カメラワークの話をすると、打ち合わせや対話のシーンでやや遠めからの固定撮影を意図的に採用しているようだが、観客のイマジネーションを信頼するというよりも、役者の身体、表情で見せる覚悟のなさを気取りでごまかしているように思える。一方で、芸術のプレッシャーから逃れて「生」を取り戻そうとするターの心象を表すものとしてフィーチャーされるジョギングのシーンの移動撮影はそこそこ効いている。ただ、カメラの固定/移動のいずれにしても、スティーヴ・マックイーンに近いテイストで、必死に意味ありげ、とでも言えばいいのだろうか。それなのに、指揮するターを真下から煽って撮ったメインビジュアルのスチールは通俗の極みで、ちぐはぐだ。ターが、養女をいじめている娘に近寄るシーンでは、ターを捉える横移動から始まって、おっ、いい感じにワンカットでいく?と思いきや、無駄にそこからカットを2回も割ってしまう。センスがないし、臆病と言うしかない。

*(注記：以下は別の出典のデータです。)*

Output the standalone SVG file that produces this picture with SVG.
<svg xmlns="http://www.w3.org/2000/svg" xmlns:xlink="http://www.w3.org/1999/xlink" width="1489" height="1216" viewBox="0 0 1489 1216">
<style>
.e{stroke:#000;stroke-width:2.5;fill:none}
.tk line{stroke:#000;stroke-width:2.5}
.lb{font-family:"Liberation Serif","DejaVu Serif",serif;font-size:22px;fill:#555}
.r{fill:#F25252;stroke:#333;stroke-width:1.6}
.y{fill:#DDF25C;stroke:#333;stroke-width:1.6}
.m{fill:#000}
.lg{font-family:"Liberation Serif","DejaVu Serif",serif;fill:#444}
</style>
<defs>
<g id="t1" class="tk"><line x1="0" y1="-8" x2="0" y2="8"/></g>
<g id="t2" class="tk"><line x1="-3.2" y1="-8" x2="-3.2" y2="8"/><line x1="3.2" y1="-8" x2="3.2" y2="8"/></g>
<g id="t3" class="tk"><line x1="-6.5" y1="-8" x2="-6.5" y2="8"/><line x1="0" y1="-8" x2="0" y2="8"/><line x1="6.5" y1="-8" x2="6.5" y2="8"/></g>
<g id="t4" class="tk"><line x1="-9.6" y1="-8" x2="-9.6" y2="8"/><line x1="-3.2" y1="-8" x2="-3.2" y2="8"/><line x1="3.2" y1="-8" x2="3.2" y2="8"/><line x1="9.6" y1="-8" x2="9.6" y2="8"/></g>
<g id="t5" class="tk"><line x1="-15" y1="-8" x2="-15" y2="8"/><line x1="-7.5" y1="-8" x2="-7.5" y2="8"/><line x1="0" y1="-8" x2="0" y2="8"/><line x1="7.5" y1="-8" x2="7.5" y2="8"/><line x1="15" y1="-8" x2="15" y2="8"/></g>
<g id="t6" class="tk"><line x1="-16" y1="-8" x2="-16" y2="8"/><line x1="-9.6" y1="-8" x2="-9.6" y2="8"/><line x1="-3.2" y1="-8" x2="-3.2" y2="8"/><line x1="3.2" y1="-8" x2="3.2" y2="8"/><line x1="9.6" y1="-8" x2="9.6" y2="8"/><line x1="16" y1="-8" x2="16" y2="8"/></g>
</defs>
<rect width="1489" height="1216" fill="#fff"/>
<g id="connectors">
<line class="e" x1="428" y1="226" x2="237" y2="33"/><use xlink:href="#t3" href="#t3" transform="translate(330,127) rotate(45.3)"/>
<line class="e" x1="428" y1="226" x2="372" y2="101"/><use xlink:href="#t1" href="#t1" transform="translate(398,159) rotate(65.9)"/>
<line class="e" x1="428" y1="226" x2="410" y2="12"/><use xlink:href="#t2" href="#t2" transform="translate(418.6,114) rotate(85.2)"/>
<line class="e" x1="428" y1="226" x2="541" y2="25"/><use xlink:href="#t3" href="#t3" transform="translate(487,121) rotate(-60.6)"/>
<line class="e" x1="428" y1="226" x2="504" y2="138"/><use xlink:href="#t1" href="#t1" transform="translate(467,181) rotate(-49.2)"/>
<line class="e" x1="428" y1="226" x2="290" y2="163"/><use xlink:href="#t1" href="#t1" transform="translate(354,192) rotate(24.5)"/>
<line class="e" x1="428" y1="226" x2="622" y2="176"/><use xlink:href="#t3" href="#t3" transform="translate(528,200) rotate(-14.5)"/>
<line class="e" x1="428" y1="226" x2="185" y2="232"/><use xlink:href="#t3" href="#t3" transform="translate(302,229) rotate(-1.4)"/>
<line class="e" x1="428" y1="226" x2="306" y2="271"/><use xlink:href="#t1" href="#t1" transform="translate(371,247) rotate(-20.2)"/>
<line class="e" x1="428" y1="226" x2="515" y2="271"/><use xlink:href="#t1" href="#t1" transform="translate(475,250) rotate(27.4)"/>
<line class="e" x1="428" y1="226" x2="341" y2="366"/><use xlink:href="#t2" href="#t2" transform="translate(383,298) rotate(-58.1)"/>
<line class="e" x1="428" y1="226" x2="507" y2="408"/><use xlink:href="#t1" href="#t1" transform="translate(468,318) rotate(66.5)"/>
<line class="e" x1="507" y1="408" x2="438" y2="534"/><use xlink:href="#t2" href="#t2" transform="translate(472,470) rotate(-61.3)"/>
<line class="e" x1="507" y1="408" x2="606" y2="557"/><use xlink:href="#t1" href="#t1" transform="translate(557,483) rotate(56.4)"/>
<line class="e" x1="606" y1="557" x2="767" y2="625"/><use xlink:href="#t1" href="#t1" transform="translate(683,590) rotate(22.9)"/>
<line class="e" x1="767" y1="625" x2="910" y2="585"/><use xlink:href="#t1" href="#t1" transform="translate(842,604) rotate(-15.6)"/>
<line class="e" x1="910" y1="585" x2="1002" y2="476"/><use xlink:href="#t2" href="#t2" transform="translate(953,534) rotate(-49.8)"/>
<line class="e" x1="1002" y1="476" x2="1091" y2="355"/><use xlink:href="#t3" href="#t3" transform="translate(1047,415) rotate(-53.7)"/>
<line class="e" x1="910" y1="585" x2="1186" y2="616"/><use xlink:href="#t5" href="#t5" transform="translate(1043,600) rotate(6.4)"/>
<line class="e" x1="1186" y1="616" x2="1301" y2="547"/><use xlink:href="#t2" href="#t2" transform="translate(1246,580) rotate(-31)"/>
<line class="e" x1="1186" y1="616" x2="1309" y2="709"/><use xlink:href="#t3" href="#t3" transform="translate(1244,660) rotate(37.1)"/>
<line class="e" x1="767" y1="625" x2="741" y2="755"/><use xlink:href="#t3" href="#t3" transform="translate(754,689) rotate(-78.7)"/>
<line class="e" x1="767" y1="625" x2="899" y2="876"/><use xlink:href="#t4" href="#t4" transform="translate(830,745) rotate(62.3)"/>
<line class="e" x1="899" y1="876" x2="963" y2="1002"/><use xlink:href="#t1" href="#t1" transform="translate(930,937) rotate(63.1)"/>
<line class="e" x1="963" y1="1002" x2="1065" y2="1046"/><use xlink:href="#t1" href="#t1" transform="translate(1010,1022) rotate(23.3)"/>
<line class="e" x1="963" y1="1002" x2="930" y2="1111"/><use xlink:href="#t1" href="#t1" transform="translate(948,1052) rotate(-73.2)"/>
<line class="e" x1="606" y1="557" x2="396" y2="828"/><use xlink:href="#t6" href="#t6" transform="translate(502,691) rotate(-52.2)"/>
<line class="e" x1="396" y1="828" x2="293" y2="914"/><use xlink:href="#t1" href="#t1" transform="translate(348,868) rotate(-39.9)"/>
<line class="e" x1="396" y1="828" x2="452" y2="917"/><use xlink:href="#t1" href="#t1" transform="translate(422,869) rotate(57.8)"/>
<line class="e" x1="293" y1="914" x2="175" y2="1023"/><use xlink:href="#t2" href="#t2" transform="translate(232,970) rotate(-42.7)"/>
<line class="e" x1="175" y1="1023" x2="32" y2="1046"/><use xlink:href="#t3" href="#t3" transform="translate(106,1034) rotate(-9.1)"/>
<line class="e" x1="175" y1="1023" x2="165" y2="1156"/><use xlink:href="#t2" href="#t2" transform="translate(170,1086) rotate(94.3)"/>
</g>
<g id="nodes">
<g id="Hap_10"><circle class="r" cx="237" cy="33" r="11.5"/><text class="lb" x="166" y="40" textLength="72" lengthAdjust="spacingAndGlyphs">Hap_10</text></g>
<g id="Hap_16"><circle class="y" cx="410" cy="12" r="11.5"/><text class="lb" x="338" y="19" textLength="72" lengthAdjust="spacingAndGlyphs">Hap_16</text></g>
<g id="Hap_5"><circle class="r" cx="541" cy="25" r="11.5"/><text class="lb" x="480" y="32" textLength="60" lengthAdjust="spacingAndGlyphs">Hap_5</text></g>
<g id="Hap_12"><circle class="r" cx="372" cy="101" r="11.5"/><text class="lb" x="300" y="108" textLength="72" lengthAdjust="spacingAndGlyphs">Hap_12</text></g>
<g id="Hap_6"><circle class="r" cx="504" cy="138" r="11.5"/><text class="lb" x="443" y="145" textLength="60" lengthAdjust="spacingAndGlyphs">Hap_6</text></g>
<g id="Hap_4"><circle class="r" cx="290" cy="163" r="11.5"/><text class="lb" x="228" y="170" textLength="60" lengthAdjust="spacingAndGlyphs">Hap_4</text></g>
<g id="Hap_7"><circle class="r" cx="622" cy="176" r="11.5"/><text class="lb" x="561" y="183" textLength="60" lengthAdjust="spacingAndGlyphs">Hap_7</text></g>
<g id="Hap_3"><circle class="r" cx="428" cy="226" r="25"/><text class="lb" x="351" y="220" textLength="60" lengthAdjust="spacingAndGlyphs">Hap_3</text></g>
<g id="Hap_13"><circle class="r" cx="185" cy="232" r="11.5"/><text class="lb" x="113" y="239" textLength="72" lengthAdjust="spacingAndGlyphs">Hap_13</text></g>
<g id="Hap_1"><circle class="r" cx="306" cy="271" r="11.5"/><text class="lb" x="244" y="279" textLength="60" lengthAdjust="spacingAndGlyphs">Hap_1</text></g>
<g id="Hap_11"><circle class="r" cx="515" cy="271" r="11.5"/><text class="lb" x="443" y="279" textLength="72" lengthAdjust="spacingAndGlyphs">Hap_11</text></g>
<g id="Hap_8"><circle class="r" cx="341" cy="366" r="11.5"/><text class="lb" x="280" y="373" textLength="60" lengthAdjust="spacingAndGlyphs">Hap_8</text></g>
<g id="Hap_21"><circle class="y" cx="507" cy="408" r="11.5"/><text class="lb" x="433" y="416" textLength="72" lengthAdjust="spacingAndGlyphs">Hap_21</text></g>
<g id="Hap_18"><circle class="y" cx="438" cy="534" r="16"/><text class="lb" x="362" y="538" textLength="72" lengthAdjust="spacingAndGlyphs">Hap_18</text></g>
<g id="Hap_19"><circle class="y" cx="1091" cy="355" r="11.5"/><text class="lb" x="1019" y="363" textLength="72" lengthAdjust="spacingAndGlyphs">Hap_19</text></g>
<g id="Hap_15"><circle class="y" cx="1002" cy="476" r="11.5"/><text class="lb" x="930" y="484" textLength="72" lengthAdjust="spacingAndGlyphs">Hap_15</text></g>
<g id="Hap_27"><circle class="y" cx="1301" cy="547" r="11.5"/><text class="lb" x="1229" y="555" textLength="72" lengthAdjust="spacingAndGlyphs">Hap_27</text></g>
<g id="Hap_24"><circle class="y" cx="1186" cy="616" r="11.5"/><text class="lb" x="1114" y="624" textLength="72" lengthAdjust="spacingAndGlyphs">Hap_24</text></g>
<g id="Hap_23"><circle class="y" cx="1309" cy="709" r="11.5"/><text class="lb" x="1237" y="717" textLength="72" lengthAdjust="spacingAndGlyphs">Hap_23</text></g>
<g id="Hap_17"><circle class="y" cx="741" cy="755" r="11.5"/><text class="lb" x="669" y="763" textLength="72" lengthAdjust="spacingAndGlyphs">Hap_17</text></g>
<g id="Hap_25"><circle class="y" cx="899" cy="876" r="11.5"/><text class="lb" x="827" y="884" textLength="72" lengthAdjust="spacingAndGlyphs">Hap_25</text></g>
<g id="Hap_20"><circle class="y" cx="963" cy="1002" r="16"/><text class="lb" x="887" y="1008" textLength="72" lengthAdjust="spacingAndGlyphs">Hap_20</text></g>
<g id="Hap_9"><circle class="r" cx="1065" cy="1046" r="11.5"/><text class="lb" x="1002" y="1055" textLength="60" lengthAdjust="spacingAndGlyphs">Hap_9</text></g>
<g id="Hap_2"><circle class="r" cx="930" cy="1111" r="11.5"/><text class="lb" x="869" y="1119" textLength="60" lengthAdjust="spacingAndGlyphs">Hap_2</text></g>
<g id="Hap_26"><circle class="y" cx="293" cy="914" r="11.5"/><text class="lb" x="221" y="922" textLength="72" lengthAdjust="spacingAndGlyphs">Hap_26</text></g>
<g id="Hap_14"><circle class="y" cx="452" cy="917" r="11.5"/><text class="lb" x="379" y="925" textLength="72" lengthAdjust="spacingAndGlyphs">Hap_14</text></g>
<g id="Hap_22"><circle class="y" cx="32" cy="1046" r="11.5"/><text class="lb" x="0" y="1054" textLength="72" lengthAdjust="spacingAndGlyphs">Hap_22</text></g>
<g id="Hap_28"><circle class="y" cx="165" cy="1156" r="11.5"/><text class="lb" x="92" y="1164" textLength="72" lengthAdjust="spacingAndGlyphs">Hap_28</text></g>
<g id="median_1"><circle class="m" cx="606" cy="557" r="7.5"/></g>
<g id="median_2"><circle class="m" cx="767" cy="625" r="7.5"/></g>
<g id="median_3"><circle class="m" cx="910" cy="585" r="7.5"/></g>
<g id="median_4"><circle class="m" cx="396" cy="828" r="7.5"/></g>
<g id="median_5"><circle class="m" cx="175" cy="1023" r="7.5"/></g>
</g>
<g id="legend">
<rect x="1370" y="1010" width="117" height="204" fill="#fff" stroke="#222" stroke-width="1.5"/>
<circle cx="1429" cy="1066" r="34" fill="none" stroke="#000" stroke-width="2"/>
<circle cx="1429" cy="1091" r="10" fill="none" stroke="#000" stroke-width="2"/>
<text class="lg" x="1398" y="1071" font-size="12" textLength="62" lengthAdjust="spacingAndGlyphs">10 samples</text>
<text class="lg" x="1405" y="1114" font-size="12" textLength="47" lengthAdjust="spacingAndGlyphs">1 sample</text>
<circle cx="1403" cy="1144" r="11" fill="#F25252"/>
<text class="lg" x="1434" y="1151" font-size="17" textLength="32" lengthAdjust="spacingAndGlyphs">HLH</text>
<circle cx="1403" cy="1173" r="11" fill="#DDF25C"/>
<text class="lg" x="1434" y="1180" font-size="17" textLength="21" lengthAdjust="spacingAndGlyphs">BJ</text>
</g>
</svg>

個人的には、ことごとく感性がずれてしまった作品なのだが、ひとつ興味深かったことも。ターは作曲家でもあるという設定だが、新作の筆がなかなか進まず難儀していることが、映画を貫く通奏低音となっている。芸術家のプライドをかけて完成させなければならないが、大きなプレッシャーとしてのしかかる。そこにコミットする重要な要素が、見染めた若手チェリストのオルガだ。オルガが作曲中のターを訪ね、「私ならこうする」とピアノでメロディの修正を提案したりする。ターもまんざらではなさそうだ。その後、オルガに関連して、ターは事件(事故)を起こし、顔を負傷する。その一連のシーンの背後で、新曲のモチーフがサウンドトラックとして流れているのが暗示的だ。この事件は、曲の完成のために必要だったのであり、ある種の通過儀礼だった。さらに、五線紙に「完成」と書き記した直後、いわくつきの隣人が亡くなり、救急隊に運ばれるシーンにつながる。これも「引き換え」を想起させる作りで含蓄がある。「芸術は痛みや犠牲を伴う」という形而上的なテーゼとして面白い。ただ、このエピソードは回収されず、放り出されてしまう(初見だとそう思えた)のだが、もっとうまい消化法はなかったのだろうか。

ちなみに、本作で単純に一番よかったシーンは、ターがアコーディオンで自虐的な弾き語りをするところ。あれ最高です。ああいうシーンを、もっと実直に積み上げてほしかった。

ラストもさまざまな解釈がなされているようだ。ターは、修業時代にペルーの民族音楽を研究していて、それがオープニングクレジットで示されるのだが、本編にどう絡んでくるのか、鑑賞中はずっと判然としなかった。しかし、終盤の展開で合点がいく。さすが、西洋人=旧宗主国のタフネスはあなどれない。アジアやラテンアメリカといった旧植民地を利用して(踏み台にして)キャリアアップと再チャレンジってこと? もちろんこの見解は、半分は皮肉だが、半分はちょっとうらやましくもある。そういう意味で、分かりやすく、潔い締めくくりだと感じた。